From try_files documentation: the processing is performed in the current context. And note, that every request is processed only in one location context. In your configuration it was either location \.php or location ~ /home/.
It's also worth mentioning that I had everything right but the php code was using php short tags so I had to set short_open_tag=On in /etc/php5/fpm/php.ini then restart service php5-fpm restart
-1

EDIT: Actually the below is wrong - the last parameter is always used as a redirect if the file can't be found anywhere else in the try_files directive. In this example, it is hitting the .php file, but not be processed, so the @404 wasn't being hit.
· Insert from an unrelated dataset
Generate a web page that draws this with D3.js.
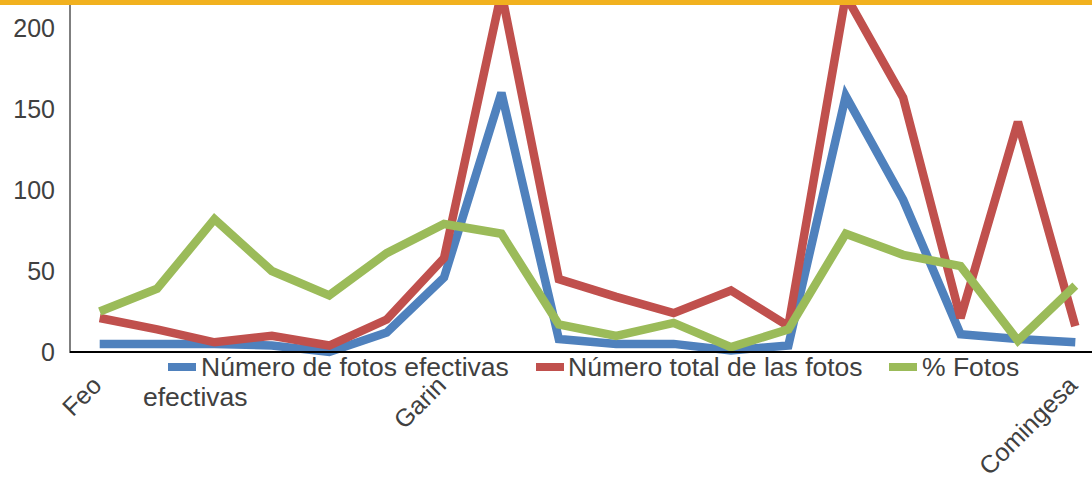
<!DOCTYPE html>
<html>
<head>
<meta charset="utf-8">
<script src="https://cdn.jsdelivr.net/npm/d3@7"></script>
<style>
  html, body { margin: 0; padding: 0; background: #ffffff; }
  svg { display: block; font-family: "Liberation Sans", Arial, sans-serif; }
</style>
</head>
<body>
<svg id="chart" width="1092" height="481"></svg>
<script>
// ---- data ----
const categoryLabels = ["Feo", "", "", "", "", "", "Garin", "", "", "", "", "", "", "", "", "", "", "Comingesa"];
const fotosEfectivas = [5, 5, 5, 4, 0, 12, 46, 160, 8, 5, 5, 1, 4, 158, 94, 11, 8, 6];
const fotosTotal     = [21, 14, 6, 10, 4, 20, 58, 222, 45, 34, 24, 38, 16, 220, 157, 21, 142, 16];
const pctFotos       = [25, 39, 82, 50, 35, 61, 79, 73, 17, 10, 18, 3, 14, 73, 60, 53, 7, 41];
const yTicks = [0, 50, 100, 150, 200];
const seriesNames = ["Número de fotos efectivas", "Número total de las fotos", "% Fotos"];
const seriesColors = ["#4F81BD", "#C0504D", "#9BBB59"];

const series = [fotosEfectivas, fotosTotal, pctFotos].map((vals, i) => ({
  name: seriesNames[i], color: seriesColors[i], values: vals
}));

const svg = d3.select("#chart");
const W = 1092, H = 481;
const idx = d3.range(categoryLabels.length);

const x = d3.scalePoint().domain(idx).range([71, 1104]).padding(0.5);
const y = d3.scaleLinear().domain([0, 200]).range([352, 28]);

// clip for plot area
svg.append("defs").append("clipPath").attr("id", "plotclip")
  .append("rect").attr("x", 71).attr("y", 5).attr("width", W - 71).attr("height", 352 - 5 + 6);

// y axis
const yAxis = d3.axisLeft(y).tickValues(yTicks).tickSize(0).tickPadding(15);
const gy = svg.append("g").attr("transform", "translate(70,0)").call(yAxis);
gy.select(".domain").remove();
gy.selectAll("text").attr("font-size", 25).attr("fill", "#404040")
  .attr("font-family", "Liberation Sans, Arial, sans-serif");
svg.append("line").attr("x1", 70).attr("x2", 70).attr("y1", 5).attr("y2", 353)
  .attr("stroke", "#7f7f7f").attr("stroke-width", 2);

// lines
const line = d3.line().x((d, i) => x(i)).y(d => y(d));
const gl = svg.append("g").attr("clip-path", "url(#plotclip)");
series.forEach(s => {
  gl.append("path").datum(s.values)
    .attr("d", line)
    .attr("fill", "none")
    .attr("stroke", s.color)
    .attr("stroke-width", 8.5)
    .attr("stroke-linejoin", "miter")
    .attr("stroke-miterlimit", 3)
    .attr("stroke-linecap", "butt");
});

// x axis
const xAxis = d3.axisBottom(x).tickSize(0).tickFormat(i => categoryLabels[i]);
const gx = svg.append("g").attr("transform", "translate(0,352)").call(xAxis);
gx.select(".domain").remove();
svg.append("line").attr("x1", 70).attr("x2", W).attr("y1", 352).attr("y2", 352)
  .attr("stroke", "#000").attr("stroke-width", 2);
gx.selectAll("text")
  .attr("font-size", 25).attr("fill", "#404040")
  .attr("font-family", "Liberation Sans, Arial, sans-serif")
  .attr("text-anchor", "end")
  .attr("dy", null).attr("y", null)
  .attr("transform", "translate(3,35) rotate(-45)");

// legend
const legendItems = [
  {x: 168, tx: 201},
  {x: 536, tx: 568},
  {x: 889, tx: 922}
];
const lg = svg.append("g");
series.forEach((s, i) => {
  lg.append("line").attr("x1", legendItems[i].x).attr("x2", legendItems[i].x + 28)
    .attr("y1", 367).attr("y2", 367).attr("stroke", s.color).attr("stroke-width", 8);
  lg.append("text").attr("x", legendItems[i].tx).attr("y", 376)
    .attr("font-size", 26.5).attr("fill", "#404040").text(s.name);
});
lg.append("text").attr("x", 143).attr("y", 406).attr("font-size", 26.5).attr("fill", "#404040").text("efectivas");

// top orange bar
svg.append("rect").attr("x", 0).attr("y", 0).attr("width", W).attr("height", 5).attr("fill", "#F1B11F");
</script>
</body>
</html>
However, if no @404 example exists, then a failure to find the file would blow up anyways.

In the event that no file is found, an internal redirect to the last parameter is invoked [...]The last parameter is the fallback URI and must exist, or else an internal error will be raised.

source: http://wiki.nginx.org/HttpCoreModule#try_files

The @404 at the end of your try_files directive will send the php file to be parsed by a location @404 directive, not your php directive that uses fastcgi.

Try dropping the @404 or simple doing: try_files $uri /main$uri.php;

4 Comments

When I removed the @404 from the try_files it still brought up the page with the PHP source code.
So when you visit something at /home/page.php it works fine?
When I visit something at /home.php it works fine, but that is because I have a location directive specifically for the / directory, but not other ones. I tried to change the location directive to reflect /home/ or /main/home/ but neither work.
Please write your answer such that it makes sense for the first time reader; the history lets anyone see what changed.